Multi-purpose stadium in Guayaquil, Ecuador

Estadio Banco del Pacífico Capwell is a multi-purpose stadium in Guayaquil, Ecuador. It is currently used mostly for football matches and is the home stadium of Emelec. It was announced right after Emelec won the 2013 Ecuador Serie A title that Estadio George Capwell would be completely remodeled to hold a capacity of 40,000 fans. The remodeling work began in June 2014 and ended in December 2016.

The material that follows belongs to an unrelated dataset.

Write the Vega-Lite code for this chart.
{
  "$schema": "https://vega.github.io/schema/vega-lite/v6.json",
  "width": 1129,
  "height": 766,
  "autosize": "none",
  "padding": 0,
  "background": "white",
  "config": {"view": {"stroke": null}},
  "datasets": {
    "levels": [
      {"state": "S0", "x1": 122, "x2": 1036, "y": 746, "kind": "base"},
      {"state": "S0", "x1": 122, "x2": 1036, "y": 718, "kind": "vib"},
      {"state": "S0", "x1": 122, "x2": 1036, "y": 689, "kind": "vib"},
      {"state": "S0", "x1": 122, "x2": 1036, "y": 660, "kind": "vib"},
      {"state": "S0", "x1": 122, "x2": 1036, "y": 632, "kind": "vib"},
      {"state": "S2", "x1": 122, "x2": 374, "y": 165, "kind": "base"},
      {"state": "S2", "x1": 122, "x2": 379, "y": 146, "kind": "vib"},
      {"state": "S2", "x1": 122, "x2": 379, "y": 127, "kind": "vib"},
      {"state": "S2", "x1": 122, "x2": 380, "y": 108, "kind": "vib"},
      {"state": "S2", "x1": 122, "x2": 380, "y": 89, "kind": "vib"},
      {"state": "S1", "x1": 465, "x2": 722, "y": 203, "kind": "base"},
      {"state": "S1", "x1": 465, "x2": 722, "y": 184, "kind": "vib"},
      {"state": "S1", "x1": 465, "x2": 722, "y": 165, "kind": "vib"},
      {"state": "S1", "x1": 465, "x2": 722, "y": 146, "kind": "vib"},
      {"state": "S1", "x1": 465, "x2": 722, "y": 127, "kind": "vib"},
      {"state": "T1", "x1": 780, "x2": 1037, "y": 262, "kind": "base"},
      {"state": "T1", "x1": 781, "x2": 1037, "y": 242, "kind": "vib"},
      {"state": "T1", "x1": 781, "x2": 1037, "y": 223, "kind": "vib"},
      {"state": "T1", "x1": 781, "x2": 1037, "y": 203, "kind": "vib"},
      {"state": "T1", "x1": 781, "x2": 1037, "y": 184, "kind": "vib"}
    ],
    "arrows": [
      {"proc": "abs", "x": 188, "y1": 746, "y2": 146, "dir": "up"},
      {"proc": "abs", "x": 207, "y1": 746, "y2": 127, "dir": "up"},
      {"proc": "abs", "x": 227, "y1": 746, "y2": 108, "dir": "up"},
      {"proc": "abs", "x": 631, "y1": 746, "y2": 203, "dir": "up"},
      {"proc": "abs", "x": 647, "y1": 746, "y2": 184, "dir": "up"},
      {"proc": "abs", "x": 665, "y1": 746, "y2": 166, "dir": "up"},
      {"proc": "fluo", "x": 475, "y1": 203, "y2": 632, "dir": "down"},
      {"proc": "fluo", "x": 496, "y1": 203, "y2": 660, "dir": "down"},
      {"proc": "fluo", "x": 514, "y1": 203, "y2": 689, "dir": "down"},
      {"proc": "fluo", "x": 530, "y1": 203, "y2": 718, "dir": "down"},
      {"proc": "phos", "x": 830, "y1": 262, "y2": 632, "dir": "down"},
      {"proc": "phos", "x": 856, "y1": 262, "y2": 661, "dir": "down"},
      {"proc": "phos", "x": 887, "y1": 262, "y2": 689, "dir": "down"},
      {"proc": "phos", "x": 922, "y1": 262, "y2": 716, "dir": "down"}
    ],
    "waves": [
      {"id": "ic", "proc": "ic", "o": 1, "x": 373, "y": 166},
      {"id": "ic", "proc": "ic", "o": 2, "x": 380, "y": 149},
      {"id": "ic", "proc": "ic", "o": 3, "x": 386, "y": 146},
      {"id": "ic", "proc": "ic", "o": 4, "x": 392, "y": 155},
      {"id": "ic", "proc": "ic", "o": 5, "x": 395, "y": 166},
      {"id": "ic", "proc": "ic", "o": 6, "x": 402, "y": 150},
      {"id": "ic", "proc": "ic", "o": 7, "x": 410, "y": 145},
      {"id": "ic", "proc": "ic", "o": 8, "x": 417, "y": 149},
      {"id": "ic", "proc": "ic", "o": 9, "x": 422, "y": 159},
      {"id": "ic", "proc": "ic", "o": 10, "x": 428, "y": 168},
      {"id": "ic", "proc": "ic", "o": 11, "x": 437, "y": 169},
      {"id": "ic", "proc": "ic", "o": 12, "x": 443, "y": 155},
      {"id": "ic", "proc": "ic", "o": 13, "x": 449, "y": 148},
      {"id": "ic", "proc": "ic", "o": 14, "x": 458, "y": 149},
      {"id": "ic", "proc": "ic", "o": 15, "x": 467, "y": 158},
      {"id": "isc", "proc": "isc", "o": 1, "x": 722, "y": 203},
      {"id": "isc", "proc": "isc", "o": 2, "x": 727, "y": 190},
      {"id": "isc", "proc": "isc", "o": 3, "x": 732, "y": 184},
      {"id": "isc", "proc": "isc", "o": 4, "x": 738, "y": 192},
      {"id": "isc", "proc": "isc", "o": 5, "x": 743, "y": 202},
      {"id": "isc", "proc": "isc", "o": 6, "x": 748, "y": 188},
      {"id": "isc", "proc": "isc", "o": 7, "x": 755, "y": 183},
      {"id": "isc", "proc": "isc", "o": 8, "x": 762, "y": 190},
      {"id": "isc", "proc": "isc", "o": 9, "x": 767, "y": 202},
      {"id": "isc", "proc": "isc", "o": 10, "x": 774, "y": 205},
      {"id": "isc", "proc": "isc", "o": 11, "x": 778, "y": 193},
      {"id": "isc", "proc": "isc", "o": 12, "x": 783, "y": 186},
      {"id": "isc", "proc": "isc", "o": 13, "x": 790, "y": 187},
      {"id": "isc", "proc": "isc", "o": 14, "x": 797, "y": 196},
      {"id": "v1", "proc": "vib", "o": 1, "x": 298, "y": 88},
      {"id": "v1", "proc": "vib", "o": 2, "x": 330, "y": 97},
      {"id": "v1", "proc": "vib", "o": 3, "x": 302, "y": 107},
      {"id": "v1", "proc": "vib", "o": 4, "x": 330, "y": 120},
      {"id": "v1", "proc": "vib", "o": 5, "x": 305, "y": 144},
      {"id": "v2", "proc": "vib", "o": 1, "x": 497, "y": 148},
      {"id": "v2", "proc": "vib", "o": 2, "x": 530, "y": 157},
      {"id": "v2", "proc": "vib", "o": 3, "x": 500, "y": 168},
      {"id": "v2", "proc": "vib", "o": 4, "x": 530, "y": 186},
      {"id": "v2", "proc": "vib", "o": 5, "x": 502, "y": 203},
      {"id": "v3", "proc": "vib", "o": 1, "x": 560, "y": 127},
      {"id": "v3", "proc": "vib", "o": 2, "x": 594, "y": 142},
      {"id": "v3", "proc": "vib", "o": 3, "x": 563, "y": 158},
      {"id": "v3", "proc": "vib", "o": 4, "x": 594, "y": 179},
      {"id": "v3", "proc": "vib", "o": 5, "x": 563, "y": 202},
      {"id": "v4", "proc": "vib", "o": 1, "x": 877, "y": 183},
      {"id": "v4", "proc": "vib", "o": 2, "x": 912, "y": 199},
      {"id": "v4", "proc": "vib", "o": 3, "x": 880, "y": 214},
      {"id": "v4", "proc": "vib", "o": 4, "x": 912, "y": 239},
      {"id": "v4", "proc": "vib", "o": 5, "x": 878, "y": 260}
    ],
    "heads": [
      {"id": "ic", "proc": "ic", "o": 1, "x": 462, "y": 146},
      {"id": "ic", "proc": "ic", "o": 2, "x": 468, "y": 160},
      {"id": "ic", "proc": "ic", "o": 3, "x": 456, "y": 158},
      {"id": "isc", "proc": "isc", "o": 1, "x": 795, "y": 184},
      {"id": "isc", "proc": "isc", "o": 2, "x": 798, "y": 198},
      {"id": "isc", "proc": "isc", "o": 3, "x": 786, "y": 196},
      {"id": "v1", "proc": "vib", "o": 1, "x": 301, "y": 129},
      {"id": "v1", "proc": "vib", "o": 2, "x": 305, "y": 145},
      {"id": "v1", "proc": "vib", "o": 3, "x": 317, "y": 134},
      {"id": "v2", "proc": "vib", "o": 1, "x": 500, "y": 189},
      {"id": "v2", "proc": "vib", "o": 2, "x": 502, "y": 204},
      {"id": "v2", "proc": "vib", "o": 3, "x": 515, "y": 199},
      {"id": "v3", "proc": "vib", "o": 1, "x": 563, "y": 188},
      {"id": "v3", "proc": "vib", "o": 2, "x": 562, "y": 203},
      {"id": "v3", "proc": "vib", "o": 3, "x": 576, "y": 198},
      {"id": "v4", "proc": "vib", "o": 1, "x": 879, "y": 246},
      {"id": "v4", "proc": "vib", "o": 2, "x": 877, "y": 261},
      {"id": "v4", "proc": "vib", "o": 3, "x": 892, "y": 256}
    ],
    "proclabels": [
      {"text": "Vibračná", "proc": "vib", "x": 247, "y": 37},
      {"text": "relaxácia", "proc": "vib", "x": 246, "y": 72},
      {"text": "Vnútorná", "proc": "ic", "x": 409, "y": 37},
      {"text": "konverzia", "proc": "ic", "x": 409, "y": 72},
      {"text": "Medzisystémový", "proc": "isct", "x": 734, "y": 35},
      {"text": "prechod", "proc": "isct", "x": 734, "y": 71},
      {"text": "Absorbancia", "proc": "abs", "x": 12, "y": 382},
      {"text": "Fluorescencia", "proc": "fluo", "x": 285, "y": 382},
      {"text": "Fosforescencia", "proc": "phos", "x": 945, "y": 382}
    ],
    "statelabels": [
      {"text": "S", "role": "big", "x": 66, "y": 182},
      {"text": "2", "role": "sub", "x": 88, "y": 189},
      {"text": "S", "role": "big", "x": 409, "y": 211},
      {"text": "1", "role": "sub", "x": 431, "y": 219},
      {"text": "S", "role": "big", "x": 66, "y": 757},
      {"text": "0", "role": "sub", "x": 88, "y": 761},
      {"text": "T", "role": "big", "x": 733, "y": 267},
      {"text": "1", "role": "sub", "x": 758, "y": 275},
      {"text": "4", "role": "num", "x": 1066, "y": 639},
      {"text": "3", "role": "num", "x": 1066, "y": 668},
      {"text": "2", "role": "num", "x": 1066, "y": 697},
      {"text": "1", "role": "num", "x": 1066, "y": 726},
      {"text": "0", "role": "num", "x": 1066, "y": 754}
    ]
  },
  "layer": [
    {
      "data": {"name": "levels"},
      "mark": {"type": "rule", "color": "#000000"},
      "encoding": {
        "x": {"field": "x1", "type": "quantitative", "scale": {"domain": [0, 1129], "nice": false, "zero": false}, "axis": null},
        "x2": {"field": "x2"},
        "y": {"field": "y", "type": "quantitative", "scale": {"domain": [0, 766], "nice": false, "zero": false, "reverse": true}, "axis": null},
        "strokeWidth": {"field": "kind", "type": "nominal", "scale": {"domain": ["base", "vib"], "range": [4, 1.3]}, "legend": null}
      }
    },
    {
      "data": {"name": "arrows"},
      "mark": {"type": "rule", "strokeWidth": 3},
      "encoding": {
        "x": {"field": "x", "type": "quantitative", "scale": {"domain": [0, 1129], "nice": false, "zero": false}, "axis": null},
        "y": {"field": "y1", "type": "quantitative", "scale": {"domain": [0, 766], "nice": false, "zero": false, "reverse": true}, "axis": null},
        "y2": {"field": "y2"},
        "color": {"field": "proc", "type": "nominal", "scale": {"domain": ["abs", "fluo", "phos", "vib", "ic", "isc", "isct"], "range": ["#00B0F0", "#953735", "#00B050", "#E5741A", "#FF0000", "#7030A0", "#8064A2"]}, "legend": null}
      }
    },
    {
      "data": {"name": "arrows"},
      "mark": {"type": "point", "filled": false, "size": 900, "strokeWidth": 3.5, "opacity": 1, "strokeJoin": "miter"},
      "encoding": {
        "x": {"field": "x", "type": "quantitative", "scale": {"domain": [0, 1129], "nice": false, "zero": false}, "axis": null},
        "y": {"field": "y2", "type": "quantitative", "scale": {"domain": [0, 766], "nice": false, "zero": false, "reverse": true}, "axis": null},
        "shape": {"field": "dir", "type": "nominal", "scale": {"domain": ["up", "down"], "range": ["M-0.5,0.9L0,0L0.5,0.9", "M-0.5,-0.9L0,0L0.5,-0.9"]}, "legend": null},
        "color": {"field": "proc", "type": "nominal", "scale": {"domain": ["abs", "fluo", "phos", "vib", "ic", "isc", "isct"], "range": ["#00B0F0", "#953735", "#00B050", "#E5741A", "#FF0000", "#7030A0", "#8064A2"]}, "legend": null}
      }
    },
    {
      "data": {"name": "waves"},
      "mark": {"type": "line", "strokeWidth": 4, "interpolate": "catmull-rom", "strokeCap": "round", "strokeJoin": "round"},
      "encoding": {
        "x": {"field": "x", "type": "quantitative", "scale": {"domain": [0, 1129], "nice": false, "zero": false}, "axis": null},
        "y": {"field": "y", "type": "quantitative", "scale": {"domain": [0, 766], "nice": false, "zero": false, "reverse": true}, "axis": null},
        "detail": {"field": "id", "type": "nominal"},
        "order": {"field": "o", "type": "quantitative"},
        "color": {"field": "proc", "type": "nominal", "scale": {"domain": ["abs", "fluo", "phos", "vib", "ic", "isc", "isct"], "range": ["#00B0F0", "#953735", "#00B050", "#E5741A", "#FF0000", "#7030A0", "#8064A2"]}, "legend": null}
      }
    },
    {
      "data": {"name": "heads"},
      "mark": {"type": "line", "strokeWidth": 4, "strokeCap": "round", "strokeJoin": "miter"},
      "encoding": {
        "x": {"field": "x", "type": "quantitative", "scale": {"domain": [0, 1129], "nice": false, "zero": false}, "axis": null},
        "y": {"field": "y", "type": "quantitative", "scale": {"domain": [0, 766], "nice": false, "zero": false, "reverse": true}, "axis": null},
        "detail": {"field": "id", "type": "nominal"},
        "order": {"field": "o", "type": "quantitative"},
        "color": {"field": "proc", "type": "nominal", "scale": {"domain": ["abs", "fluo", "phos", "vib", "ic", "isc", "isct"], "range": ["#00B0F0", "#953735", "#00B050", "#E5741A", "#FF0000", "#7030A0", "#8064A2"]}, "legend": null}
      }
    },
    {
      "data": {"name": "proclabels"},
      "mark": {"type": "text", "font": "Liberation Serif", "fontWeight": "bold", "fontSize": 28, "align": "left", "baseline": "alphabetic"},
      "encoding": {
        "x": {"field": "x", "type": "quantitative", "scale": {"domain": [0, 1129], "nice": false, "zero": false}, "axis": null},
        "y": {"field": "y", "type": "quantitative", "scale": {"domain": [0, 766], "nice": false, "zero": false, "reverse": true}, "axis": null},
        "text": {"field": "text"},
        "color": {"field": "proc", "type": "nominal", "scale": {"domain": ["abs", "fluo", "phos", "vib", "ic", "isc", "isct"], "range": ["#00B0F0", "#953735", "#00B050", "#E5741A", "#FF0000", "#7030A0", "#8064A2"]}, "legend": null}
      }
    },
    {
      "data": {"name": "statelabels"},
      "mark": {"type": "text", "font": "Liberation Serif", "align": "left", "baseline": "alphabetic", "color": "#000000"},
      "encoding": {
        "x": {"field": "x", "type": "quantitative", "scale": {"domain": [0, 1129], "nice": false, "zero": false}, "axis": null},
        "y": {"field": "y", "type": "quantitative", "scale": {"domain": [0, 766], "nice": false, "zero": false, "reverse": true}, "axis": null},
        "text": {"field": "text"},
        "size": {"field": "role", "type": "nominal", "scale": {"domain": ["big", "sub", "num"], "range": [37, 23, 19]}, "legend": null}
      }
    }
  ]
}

In their first league season (Primera Etapa 2017) season at the expanded stadium, Emelec drew an average home attendance of 22,407. It became the highest average in the league, followed by Barcelona SC with 10,572.

==Overview==
Founder George Lewis Capwell was born in the United States; he travelled to Ecuador to supervise his electric company Empresa Eléctrica del Ecuador, translated into English as the Ecuadorian Electric Company. While supervising the company, Capwell saw that his workers were interested in soccer, therefore, he decided to create a soccer team that bears the company's name, C.S. Emelec.

Capwell's colleagues founded the football club on 28 April 1929. Emelec was registered to the Serie C, or C league, in Ecuador in 1929. In 1940 a stadium was built to honour him.

==The stadium and its beginnings==
Estadio George Capwell is located north of General Gomez Street, south of San Martin, west of Quito Avenue, and east of Montufar Street. It was named after George Capwell not just to honour the football club's founder and first president, but also because he led the construction of the stadium. Capwell's initial idea was for the site not to be a football field, but a baseball diamond. When football's popularity grew in the company and in Guayaquil, the baseball field was quickly converted into a soccer stadium, which it remains to this day.

===Construction===
Construction of the stadium started in September 1940, when the council of Guayaquil approved the leasing of four square blocks for the construction of Emelec's new stadium. On September 8, 1942, the municipality donated the blocks instead of having them leased. On 15 October 1942, the Ecuadorian Republic approved the city blocks for the stadium's construction.

On 24 June 1943, the first stone was placed. The construction was completed, and Estadio George Capwell was inaugurated with a baseball game between Emelec and Oriente, on 21 October 1945, with 11,000 fans in attendance. The doors opened to football on 2 December 1945; a match was held between Emelec and Manta-Bahia, which Emelec won 5-4.

The Ecuadorian local tournament was won by Emelec who won their local title for the first time. A year later, on 30 November 1947, the stadium welcomed international football when Guayaquil hosted the Copa America tournament; Estadio Capwell was the stadium host. Once El Estadio Modelo opened its doors in 1959, Estadio Capwell lost its prestige and began to slowly fall into disrepair.